WITH TWO more years to go, the Duterte administration seems overly concerned with drumming up publicity over its legacy. The Presidential Communications Operations Office (PCOO) launched a “Duterte Legacy” campaign on January 17, which Communications Secretary Martin Andanar said focuses on accomplishments in three key areas: peace and order, infrastructure and development and poverty alleviation.

Installing a photo exhibit in the Philippine International Convention Center, the PCOO also presented a single infographic representing the Duterte regime’s supposed achievements in huge numbers on hunger reduction, employment, airports and seaports built, and the arrest of drug personalities for Duterte supporters to share on social media.
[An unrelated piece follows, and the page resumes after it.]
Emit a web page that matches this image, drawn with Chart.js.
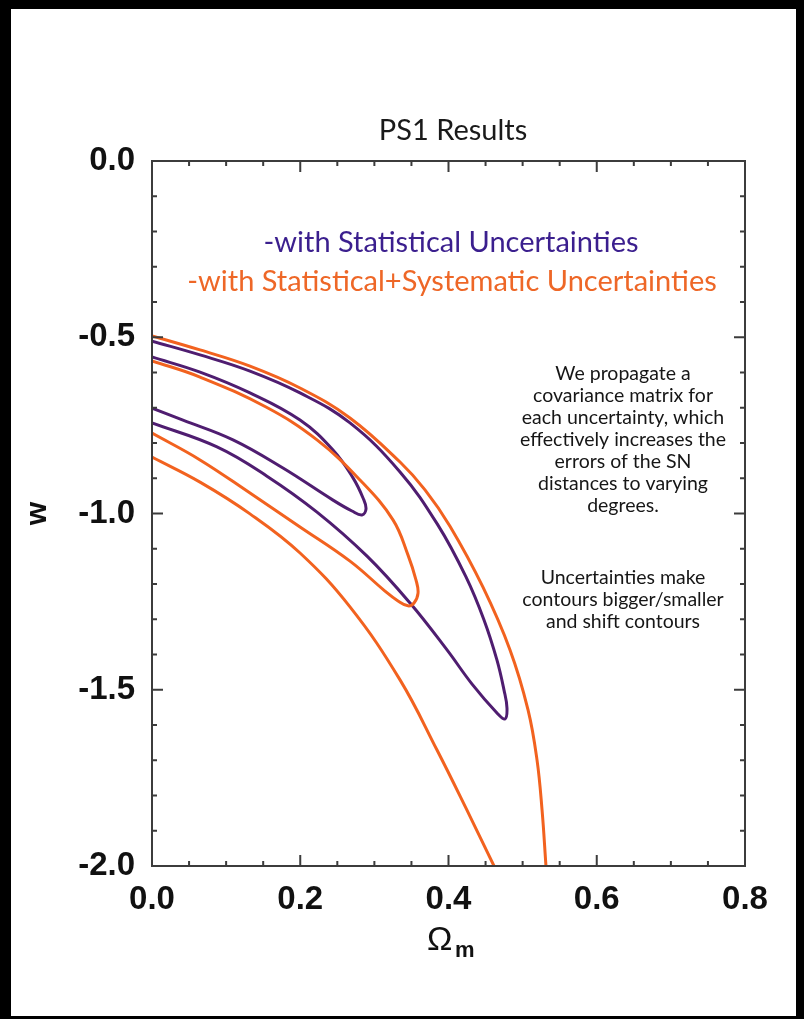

Trumpeting its accomplishments is a key task of any communications team, including those in government. It is then up to journalists to check whether there is any truth to their claims.

Three Manila-based broadsheets (Philippine Daily Inquirer, The Philippine Star, Manila Bulletin) published a story on the legacy campaign the following day, reporting the event as programmed by government, and echoing the achievements touted by Cabinet officials. Subsequent reports quoted other government officials who either supported or criticized the campaign.

Primetime newscasts did not bother to report the launch and the information publicized by the campaign. Cable news channels, meanwhile, left it to the various public affairs programs on their respective schedules to deal with the legacy issue.

In ANC’s Early Edition on January 21, Christian Esguerra questioned Cabinet Secretary Karlo Nograles about the administration’s apparent “picking and choosing of favorable numbers,” while deliberately excluding the number of individuals killed in the drug war.

On the same day, The Chiefs on ONE News invited Sonny Africa, executive director of IBON Foundation, to discuss the accuracy of the socio-economic figures cited in the campaign. Africa said most of the numbers were “brazenly wrong” when cross-checked with available government data, such as the number of jobs created by the Build, Build, Build program and the number of airports in the country. He added that while presenting achievements in figures is not in itself problematic, these figures need to be factual and contextualized, qualities he claimed have been absent from the administration in the last three years.

Meanwhile, Rappler took the time to fact-check the figures supplied in the infographic. In “Making sense of the Duterte legacy infographic” published on January 22, Pauline Macaraeg and Michael Bueza pointed out problems in the data as well as in PCOO’s presentation. The report said not all the numbers in the infographic were the latest updated figures as claimed, and that these did not refer to official sources at all.

News reports which merely recorded campaign claims skipped the journalistic task of verification. The lapse makes it easy for the government spin to be ingrained in the public mind.